KANARIS (Constantin), célèbre marin grec, né à Psara, vers 1790. Avant 1821, Kanaris était capitaine d'un petit bâtiment marchand qui faisait habituellement le commerce avec Odessa. Ce n'est que dans la seconde année de l'insurrection qui se fit remarquer. Il obtint d'être désigné avec Georges Pipinos, d'Hydra, pour incendier la flotte turque stationnée dans le canal de Chios, après les massacres qui ensanglantèrent cette île. Le 7 (19) juin 1822, Kanaris et Pipinos partir de Psara sur deux chebecs transformés en brûlots ; il fallait passer, malgré le calme, sous le canon de deux frégates qui croisaient en avant de la flotte. Kanaris entraîna, par sa résolution, les marins un instant ébranlés, et, trompant toute surveillance, il pénétra dans le canal et attacha son brûlot au flanc du vaisseau amiral, illuminé ce soir-là par les fêtes du ramazan : les chefs turcs célébraient leurs sanglantes victoires au milieu de plus de deux mille des leurs. Bientôt la flamme les environne, domine leurs efforts et une explosion terrible couvre la rate de débris. Cependant Kanaris avait pu rejoindre, sain et sauf sur un brûlot, son compagnon, qui, de son côté, avait réussi à incendier un autre vaisseau. Le 9 novembre de la même année, Kanaris, accompagné de Kyriakos, renouvela cette périlleuse entreprise, avec un égal succès, dans la rate de Ténédos. Arborant sur leur brûlot le pavillon turc, et feignant être poursuivis par deux bricks hydriotes, ils se réfugièrent au milieu de la flotte ottomane, ou bientôt ils répandirent l'incendie. Cette fois encore Kanaris, choisissant pour sa proie le vaisseau amiral, engagea son beaupré dans un de ses sabords, et après y avoir mis le feu, se retira tranquillement, bravant l'équipage frappé de stupeur.

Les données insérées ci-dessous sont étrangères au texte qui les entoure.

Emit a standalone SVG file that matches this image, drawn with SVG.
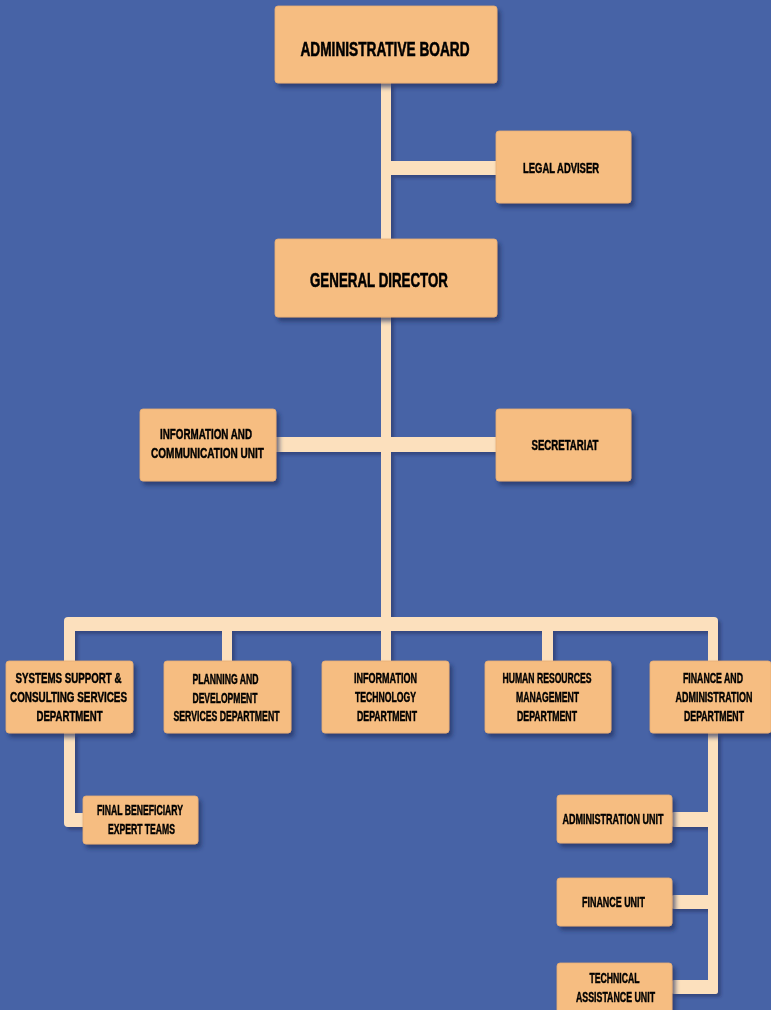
<svg xmlns="http://www.w3.org/2000/svg" width="771" height="1010" viewBox="0 0 771 1010">
<defs>
<filter id="sh" x="-10%" y="-10%" width="130%" height="140%">
<feDropShadow dx="3" dy="4" stdDeviation="2" flood-color="#1c2a5a" flood-opacity="0.65"/>
</filter>
<filter id="shc" x="-10%" y="-10%" width="130%" height="140%">
<feDropShadow dx="3" dy="3" stdDeviation="1.5" flood-color="#1c2a5a" flood-opacity="0.5"/>
</filter>
<style>
.box{fill:#F6BD81;stroke:#E8AE74;stroke-width:0.8;}
.c{fill:#FCE0BD;}
text{font-family:"Liberation Sans",Arial,sans-serif;font-weight:bold;fill:#000;stroke:#000;stroke-width:0.45;text-anchor:middle;}
.s{font-size:14px;}
.l{font-size:20px;stroke-width:0.6;}
</style>
</defs>
<rect width="771" height="1010" fill="#4763A6"/>
<g id="connectors" filter="url(#shc)">
<rect class="c" x="381" y="83" width="10" height="542"/>
<rect class="c" x="391" y="161" width="106" height="14"/>
<rect class="c" x="276" y="437" width="221" height="15"/>
<rect class="c" x="64" y="617" width="654" height="14" rx="4"/>
<rect class="c" x="64" y="625" width="11" height="37"/>
<rect class="c" x="222" y="625" width="10" height="37"/>
<rect class="c" x="381" y="625" width="10" height="37"/>
<rect class="c" x="542" y="625" width="11" height="37"/>
<rect class="c" x="708" y="625" width="10" height="37"/>
<path class="c" d="M64 733 H75 V813 H84 V827 H68 Q64 827 64 823 Z"/>
<path class="c" d="M708 733 H718 V990 Q718 994 714 994 H708 Z"/>
<rect class="c" x="671" y="812" width="47" height="15" rx="3"/>
<rect class="c" x="671" y="895" width="47" height="14" rx="3"/>
<rect class="c" x="671" y="980" width="47" height="14" rx="3"/>
</g>
<g id="n-board" filter="url(#sh)"><rect class="box" x="275" y="6" width="222" height="77" rx="3"/><text class="l" x="385" y="56" textLength="169" lengthAdjust="spacingAndGlyphs">ADMINISTRATIVE BOARD</text></g>
<g id="n-legal" filter="url(#sh)"><rect class="box" x="496" y="131" width="135" height="72" rx="3"/><text class="s" x="561" y="173" textLength="76" lengthAdjust="spacingAndGlyphs">LEGAL ADVISER</text></g>
<g id="n-director" filter="url(#sh)"><rect class="box" x="275" y="239" width="222" height="78" rx="3"/><text class="l" x="379" y="287" textLength="138" lengthAdjust="spacingAndGlyphs">GENERAL DIRECTOR</text></g>
<g id="n-info" filter="url(#sh)"><rect class="box" x="140" y="409" width="136" height="72" rx="3"/><text class="s" x="206" y="439" textLength="92" lengthAdjust="spacingAndGlyphs">INFORMATION AND</text><text class="s" x="207.5" y="458" textLength="113" lengthAdjust="spacingAndGlyphs">COMMUNICATION UNIT</text></g>
<g id="n-secretariat" filter="url(#sh)"><rect class="box" x="496" y="409" width="135" height="72" rx="3"/><text class="s" x="565" y="450" textLength="67" lengthAdjust="spacingAndGlyphs">SECRETARIAT</text></g>
<g id="n-systems" filter="url(#sh)"><rect class="box" x="6" y="661" width="127" height="72" rx="3"/><text class="s" x="68.5" y="683" textLength="106" lengthAdjust="spacingAndGlyphs">SYSTEMS SUPPORT &amp;</text><text class="s" x="68.5" y="702" textLength="117" lengthAdjust="spacingAndGlyphs">CONSULTING SERVICES</text><text class="s" x="69.5" y="721" textLength="66" lengthAdjust="spacingAndGlyphs">DEPARTMENT</text></g>
<g id="n-planning" filter="url(#sh)"><rect class="box" x="164" y="661" width="127" height="72" rx="3"/><text class="s" x="225.5" y="684" textLength="66" lengthAdjust="spacingAndGlyphs">PLANNING AND</text><text class="s" x="225" y="703" textLength="65" lengthAdjust="spacingAndGlyphs">DEVELOPMENT</text><text class="s" x="226.5" y="721" textLength="106" lengthAdjust="spacingAndGlyphs">SERVICES DEPARTMENT</text></g>
<g id="n-it" filter="url(#sh)"><rect class="box" x="322" y="661" width="127" height="72" rx="3"/><text class="s" x="385.5" y="683" textLength="63" lengthAdjust="spacingAndGlyphs">INFORMATION</text><text class="s" x="385.5" y="702" textLength="61" lengthAdjust="spacingAndGlyphs">TECHNOLOGY</text><text class="s" x="387" y="721" textLength="60" lengthAdjust="spacingAndGlyphs">DEPARTMENT</text></g>
<g id="n-hr" filter="url(#sh)"><rect class="box" x="485" y="661" width="126" height="72" rx="3"/><text class="s" x="547" y="683" textLength="89" lengthAdjust="spacingAndGlyphs">HUMAN RESOURCES</text><text class="s" x="547.5" y="702" textLength="63" lengthAdjust="spacingAndGlyphs">MANAGEMENT</text><text class="s" x="547" y="721" textLength="60" lengthAdjust="spacingAndGlyphs">DEPARTMENT</text></g>
<g id="n-finance" filter="url(#sh)"><rect class="box" x="650" y="661" width="121" height="72" rx="3"/><text class="s" x="713" y="683" textLength="60" lengthAdjust="spacingAndGlyphs">FINANCE AND</text><text class="s" x="714" y="702" textLength="77" lengthAdjust="spacingAndGlyphs">ADMINISTRATION</text><text class="s" x="714" y="721" textLength="60" lengthAdjust="spacingAndGlyphs">DEPARTMENT</text></g>
<g id="n-final" filter="url(#sh)"><rect class="box" x="83" y="796" width="115" height="48" rx="3"/><text class="s" x="140" y="815" textLength="86" lengthAdjust="spacingAndGlyphs">FINAL BENEFICIARY</text><text class="s" x="141.5" y="834" textLength="67" lengthAdjust="spacingAndGlyphs">EXPERT TEAMS</text></g>
<g id="n-adminunit" filter="url(#sh)"><rect class="box" x="557" y="795" width="115" height="48" rx="3"/><text class="s" x="613" y="824" textLength="101" lengthAdjust="spacingAndGlyphs">ADMINISTRATION UNIT</text></g>
<g id="n-financeunit" filter="url(#sh)"><rect class="box" x="557" y="878" width="115" height="48" rx="3"/><text class="s" x="613.5" y="907" textLength="63" lengthAdjust="spacingAndGlyphs">FINANCE UNIT</text></g>
<g id="n-technical" filter="url(#sh)"><rect class="box" x="557" y="963" width="115" height="60" rx="3"/><text class="s" x="614.5" y="983" textLength="50" lengthAdjust="spacingAndGlyphs">TECHNICAL</text><text class="s" x="615.5" y="1002" textLength="79" lengthAdjust="spacingAndGlyphs">ASSISTANCE UNIT</text></g>
</svg>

Ce double triomphe paralysa en quelque sorte la flotte turque, que depuis l'on vit souvent fuir à la vue de quelques mistiks ennemis. En même temps, il remplit les Grecs de confiance, en montrant que l'intrépidité de leurs marins compensait l'inégalité des forces matérielles. Ces hauts faits devinrent célèbres en Europe. Pour Kanaris, simple autant que brave, et paraissant surpris de la réputation qu'il s'était acquise, il ne chercha jamais à se prévaloir des services qu'il avait rendu son pays. Le comité grec, en faisant élever son fils à Paris, lui décerna la récompense à laquelle il fut le plus sensible. En 1825, le capitaine Kanaris conçu l'audacieux projet d'aller brûler, dans le port même d'Alexandrie, la flotte prête à transporter les Arabes en Morée. Le 4 août, il appareilla en compagnie d'autres braves, et retenant à son bord le capitaine du port qui était venu le reconnaître, il lâcha des brûlots dans le bassin rempli de vaisseaux ; mais le vent les ayant repoussés, ils se consumèrent inutilement. Capodistrias, à son arrivée en Grèce, nomma (juin 1828) le capitaine Kanaris commandant de la forteresse maritime de Monembasie, et lui confia plus tard une escadre de la marine du gouvernement, choix que l'héroïque marin justifia en servant loyalement dans les circonstances les plus critiques. Après la mort du président Capodistrias, en décembre 1831, il se retira dans l'île Syra. Le roi Othon l'éleva au grade de capitaine de vaisseau de première classe (pliarque) puis d'amiral, et le nomma sénateur en 1847. Kanaris a été ministre de la marine en 1846, 1848-1849 et 1854-1855 (M. Brunet de Presles).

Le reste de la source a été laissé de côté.